Well the rest of the story is that we didn’t get undying (MT computer fail in a void zone – ouch), but I have to tell you that the feeling in that raid was awesome.  We were having more fun, were more excited, more focused, more NERVOUS, than at any time in the last two years I’ve been playing.  It was way FUN again, and I thought we were already having fun.  A farming run had turned into the best bit of emotional rush I can remember since whacking Malygos for the first time.  And that was more relief than excitement.

Then last night we did 10 man OS with 8 for the “less is more” thing.  We thought we would add a little more spice and do it with a drake up at the same time so that those without “twilight assist” could get that one too.  We didn’t pull it off, but instead of leaving with just a few bits of gear none of us really needed, we at least got “less is more” out of the deal, and again, we were laughing and cutting up the whole time.

So in two days I’ve gotten over the thinking that achievements are just a gimmick.  Now I know they are a gimmick, but the weird thing is that it’s a sweet gimmick.  I’m not sure it makes me love the idea of chasing achievement for achievements sake (even though I do run around like an idiot doing explorer from time to time when I’m dual boxing doing scans and what-not at the AH)  but what I do know is that every single “same-old same-old” boss fight in the game that we’ve done 50 times already has another level or two we can shoot for.

That little twist can really make a difference in your raiding experience.  And since there are so many achievements in current raids, it’s unlikely you would run out before Ulduar hits, and also unlikely you will do everything there before we (finally) get to beat our heads in on Arthas.

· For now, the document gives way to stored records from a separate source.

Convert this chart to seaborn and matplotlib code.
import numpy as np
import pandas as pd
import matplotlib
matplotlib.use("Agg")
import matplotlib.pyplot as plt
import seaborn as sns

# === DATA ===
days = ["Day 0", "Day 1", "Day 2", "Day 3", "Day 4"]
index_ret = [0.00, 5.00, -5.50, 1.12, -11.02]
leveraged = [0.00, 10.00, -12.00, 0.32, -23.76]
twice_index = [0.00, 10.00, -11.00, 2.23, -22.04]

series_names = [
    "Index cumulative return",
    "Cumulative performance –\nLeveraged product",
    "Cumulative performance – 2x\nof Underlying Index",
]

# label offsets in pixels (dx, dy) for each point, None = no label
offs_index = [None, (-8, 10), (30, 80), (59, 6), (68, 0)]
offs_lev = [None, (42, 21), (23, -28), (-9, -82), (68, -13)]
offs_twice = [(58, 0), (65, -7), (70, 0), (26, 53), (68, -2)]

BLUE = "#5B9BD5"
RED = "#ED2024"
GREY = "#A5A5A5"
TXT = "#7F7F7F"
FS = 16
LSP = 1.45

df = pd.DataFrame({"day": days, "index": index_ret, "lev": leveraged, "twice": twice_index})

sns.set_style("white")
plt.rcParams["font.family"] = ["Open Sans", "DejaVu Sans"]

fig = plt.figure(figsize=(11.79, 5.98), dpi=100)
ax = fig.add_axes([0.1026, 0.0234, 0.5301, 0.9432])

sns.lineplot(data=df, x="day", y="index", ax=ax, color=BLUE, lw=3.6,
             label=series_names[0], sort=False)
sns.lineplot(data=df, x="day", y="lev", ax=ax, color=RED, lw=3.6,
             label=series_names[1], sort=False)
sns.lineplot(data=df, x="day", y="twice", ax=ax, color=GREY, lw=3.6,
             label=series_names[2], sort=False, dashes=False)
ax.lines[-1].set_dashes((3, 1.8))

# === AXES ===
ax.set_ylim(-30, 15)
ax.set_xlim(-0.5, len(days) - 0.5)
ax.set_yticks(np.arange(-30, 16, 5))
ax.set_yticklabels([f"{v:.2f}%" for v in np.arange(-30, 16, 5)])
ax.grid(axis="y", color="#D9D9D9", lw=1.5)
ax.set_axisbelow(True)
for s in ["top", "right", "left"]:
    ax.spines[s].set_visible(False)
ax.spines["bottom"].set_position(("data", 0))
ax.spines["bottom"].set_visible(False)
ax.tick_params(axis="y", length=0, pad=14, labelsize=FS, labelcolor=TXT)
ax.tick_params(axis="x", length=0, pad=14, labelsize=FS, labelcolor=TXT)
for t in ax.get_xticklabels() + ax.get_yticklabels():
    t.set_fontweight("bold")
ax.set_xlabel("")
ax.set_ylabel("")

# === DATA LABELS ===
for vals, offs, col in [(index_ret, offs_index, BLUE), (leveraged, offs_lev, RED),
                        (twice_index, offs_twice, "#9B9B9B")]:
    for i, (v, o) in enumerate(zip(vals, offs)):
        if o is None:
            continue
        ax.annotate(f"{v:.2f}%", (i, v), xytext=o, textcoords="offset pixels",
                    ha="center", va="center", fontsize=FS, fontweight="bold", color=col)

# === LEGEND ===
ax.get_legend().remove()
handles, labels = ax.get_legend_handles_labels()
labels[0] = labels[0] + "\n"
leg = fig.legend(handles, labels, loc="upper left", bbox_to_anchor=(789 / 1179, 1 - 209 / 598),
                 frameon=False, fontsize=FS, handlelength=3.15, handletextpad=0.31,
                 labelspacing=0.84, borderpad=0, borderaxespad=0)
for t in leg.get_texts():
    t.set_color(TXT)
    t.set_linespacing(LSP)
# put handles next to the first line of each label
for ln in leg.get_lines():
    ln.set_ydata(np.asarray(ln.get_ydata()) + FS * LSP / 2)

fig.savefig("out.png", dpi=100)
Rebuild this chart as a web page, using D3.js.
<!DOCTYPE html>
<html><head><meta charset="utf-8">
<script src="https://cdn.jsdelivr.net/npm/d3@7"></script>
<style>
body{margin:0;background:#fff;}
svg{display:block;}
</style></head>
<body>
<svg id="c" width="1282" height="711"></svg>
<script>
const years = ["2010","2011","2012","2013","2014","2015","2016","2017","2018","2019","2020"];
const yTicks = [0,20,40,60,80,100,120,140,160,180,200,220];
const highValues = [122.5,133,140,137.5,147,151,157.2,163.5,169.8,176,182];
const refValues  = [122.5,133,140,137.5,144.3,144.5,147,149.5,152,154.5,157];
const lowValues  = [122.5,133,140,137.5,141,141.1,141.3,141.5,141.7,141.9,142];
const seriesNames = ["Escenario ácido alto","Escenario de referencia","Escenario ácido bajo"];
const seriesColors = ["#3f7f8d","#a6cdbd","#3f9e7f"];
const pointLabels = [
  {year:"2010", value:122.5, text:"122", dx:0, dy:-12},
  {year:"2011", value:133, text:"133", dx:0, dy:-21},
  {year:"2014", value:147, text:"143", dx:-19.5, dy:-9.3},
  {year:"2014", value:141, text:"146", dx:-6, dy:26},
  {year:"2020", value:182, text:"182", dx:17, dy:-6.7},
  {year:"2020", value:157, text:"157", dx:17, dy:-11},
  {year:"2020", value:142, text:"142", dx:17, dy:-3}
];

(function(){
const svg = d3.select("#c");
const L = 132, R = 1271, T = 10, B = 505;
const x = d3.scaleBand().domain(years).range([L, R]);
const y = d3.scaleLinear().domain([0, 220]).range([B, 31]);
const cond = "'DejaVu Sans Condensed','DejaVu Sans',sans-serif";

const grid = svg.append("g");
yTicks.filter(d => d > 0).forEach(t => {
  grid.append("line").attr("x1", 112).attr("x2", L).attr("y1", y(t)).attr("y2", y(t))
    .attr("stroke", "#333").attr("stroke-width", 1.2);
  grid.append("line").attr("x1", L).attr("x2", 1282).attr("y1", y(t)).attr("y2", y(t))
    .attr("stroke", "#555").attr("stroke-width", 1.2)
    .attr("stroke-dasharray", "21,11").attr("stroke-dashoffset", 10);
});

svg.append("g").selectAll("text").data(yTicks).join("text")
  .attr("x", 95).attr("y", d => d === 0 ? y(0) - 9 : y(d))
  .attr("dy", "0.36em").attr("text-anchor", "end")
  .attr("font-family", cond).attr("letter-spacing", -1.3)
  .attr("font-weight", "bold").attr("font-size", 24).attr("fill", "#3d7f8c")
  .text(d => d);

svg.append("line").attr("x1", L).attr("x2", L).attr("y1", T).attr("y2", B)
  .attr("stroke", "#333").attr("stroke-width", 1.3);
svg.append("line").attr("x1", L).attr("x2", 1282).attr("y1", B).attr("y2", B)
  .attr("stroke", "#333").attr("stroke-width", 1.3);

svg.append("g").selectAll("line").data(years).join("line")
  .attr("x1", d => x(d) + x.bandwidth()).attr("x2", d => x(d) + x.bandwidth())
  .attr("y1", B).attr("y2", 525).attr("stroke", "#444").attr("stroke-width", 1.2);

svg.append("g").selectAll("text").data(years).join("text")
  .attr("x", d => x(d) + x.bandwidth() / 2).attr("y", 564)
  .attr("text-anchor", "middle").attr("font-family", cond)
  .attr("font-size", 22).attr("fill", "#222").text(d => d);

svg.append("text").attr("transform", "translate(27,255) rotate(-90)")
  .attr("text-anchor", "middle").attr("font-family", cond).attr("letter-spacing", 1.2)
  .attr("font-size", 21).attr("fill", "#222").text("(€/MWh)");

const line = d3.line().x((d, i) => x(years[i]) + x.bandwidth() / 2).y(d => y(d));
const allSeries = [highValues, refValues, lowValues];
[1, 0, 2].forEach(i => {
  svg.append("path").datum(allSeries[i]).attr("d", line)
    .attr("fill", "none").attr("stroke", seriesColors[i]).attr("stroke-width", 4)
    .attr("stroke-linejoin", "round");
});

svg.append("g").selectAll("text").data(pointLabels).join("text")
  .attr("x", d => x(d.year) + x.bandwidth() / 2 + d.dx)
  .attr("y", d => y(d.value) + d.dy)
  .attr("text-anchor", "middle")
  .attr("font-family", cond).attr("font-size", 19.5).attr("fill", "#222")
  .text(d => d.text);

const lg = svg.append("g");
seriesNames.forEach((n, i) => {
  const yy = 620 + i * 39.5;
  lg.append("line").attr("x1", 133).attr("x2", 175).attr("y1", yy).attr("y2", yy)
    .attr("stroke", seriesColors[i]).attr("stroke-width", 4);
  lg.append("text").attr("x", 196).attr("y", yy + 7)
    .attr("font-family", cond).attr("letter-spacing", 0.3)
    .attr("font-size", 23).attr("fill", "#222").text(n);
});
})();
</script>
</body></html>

Some achievements force you to change the way you approach boss fights completely – It turns out that “Momma Said Knock You Out” makes the Faerlina fight about 100% easier than having to do the MC thing.  And most heroic level achievements actually FORCE you to play better to boot.  In order to do most of the dungeon achievements everyone on the team has to execute to perfection.  Working on achievements in dungeons will make your whole team get a LOT better.  So don’t tell me achievements are fail.

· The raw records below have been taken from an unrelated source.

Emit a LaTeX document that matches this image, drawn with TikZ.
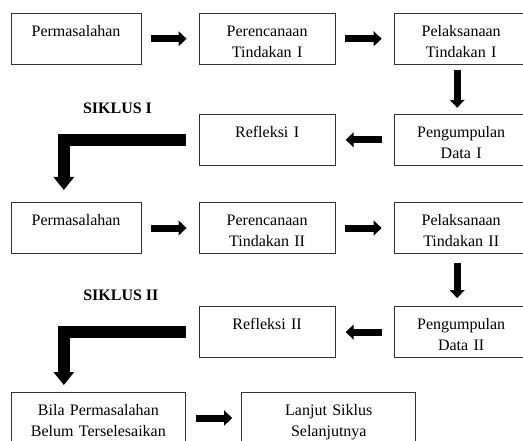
\documentclass[tikz,border=0pt]{standalone}
\usepackage{fontspec}
\setmainfont{Liberation Serif}
\usetikzlibrary{positioning}
\usetikzlibrary{arrows.meta}
\tikzstyle{box} = [draw=black!80, line width=0.8pt, inner sep=0pt, align=center, text width=102pt, text height=17.4pt, text depth=20.85pt, font=\fontsize{12}{15.75}\selectfont]
\tikzstyle{arr} = [line width=5.25pt, -{Triangle[width=11pt,length=6pt]}, shorten <=7pt, shorten >=9pt]
\tikzstyle{bigarr} = [line width=9pt, -{Triangle[width=15pt,length=9.75pt]}]
\tikzstyle{siklus} = [font=\fontsize{12}{14}\selectfont\bfseries, inner sep=0pt]

\begin{document}
\begin{tikzpicture}[x=0.75pt, y=-0.75pt]
\useasboundingbox (0,0) rectangle (523,441);

% Siklus I
\node[box, text width=97.5pt, anchor=north west] at (10.5,12.7) (p1) {Permasalahan};
\node[box, right = 42.75pt of p1]                 (r1) {Perencanaan\\Tindakan I};
\node[box, text width=100.5pt, right = 43.5pt of r1] (c1) {Pelaksanaan\\Tindakan I};
\node[box, text width=100.5pt, below = 36.75pt of c1] (d1) {Pengumpulan\\Data I};
\node[box, left = 43.5pt of d1]                  (f1) {Refleksi I};
\node[siklus] at (117.5,108)                     (s1) {SIKLUS I};

% Siklus II
\node[box, text width=97.5pt, anchor=north west] at (10.5,202) (p2) {Permasalahan};
\node[box, right = 42.75pt of p2]                 (r2) {Perencanaan\\Tindakan II};
\node[box, text width=100.5pt, right = 43.5pt of r2] (c2) {Pelaksanaan\\Tindakan II};
\node[box, text width=100.5pt, below = 39pt of c2] (d2) {Pengumpulan\\Data II};
\node[box, left = 43.5pt of d2]                  (f2) {Refleksi II};
\node[siklus, anchor=west] at (83,295)           (s2) {SIKLUS II};

% Lanjut
\node[box, text width=131pt, anchor=north west] at (10.5,392) (b) {Bila Permasalahan\\Belum Terselesaikan};
\node[box, text width=130.5pt, right = 41.25pt of b] (l) {Lanjut Siklus\\Selanjutnya};

% Edges
\draw[arr] (p1) -- (r1);
\draw[arr] (r1) -- (c1);
\draw[arr, shorten <=4pt, shorten >=4.5pt] ([xshift=-3pt]c1.south) -- ([xshift=-3pt]d1.north);
\draw[arr, shorten <=9pt, shorten >=7.5pt] (d1) -- (f1);
\draw[bigarr, shorten >=9pt] ([xshift=-9.75pt]f1.west) -| ([xshift=40pt]p2.north west);

\draw[arr] (p2) -- (r2);
\draw[arr] (r2) -- (c2);
\draw[arr, shorten <=7pt, shorten >=6pt] ([xshift=-3pt]c2.south) -- ([xshift=-3pt]d2.north);
\draw[arr, shorten <=9pt, shorten >=7.5pt] (d2) -- (f2);
\draw[bigarr, shorten >=5.25pt] ([xshift=-9.75pt]f2.west) -| ([xshift=40pt]b.north west);

\draw[arr, shorten <=7.5pt, shorten >=6.75pt] (b) -- (l);

\end{tikzpicture}
\end{document}
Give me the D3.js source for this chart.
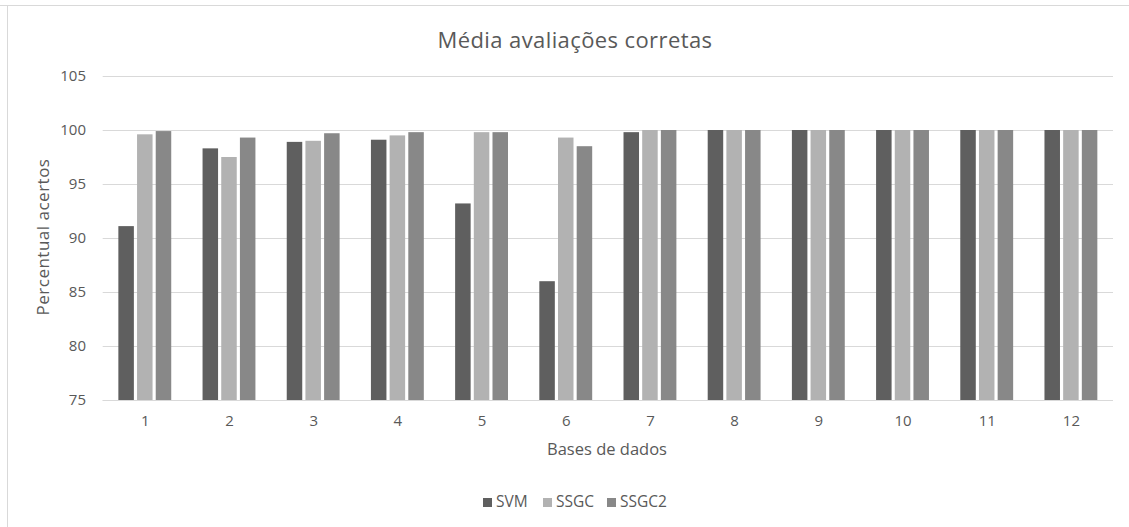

In other words, achievements, while I can’t say they are my favorite part of the game, have certainly proven to have an irreplaceable effect on how much fun the game can be if you let them.  Now I’m looking at them as such a cool part of the overall experience that they are on par with professions or the AH or any number of cool bits that the game just wouldn’t be the same without.

So in the end achievements are the way Blizz made Havelock proud – they made news out of olds.  They are useless and trivial and way more fun than almost anything else in the game.  And that’s why achievements are a truly Dominating way to re-experience all those olds in a completely new way.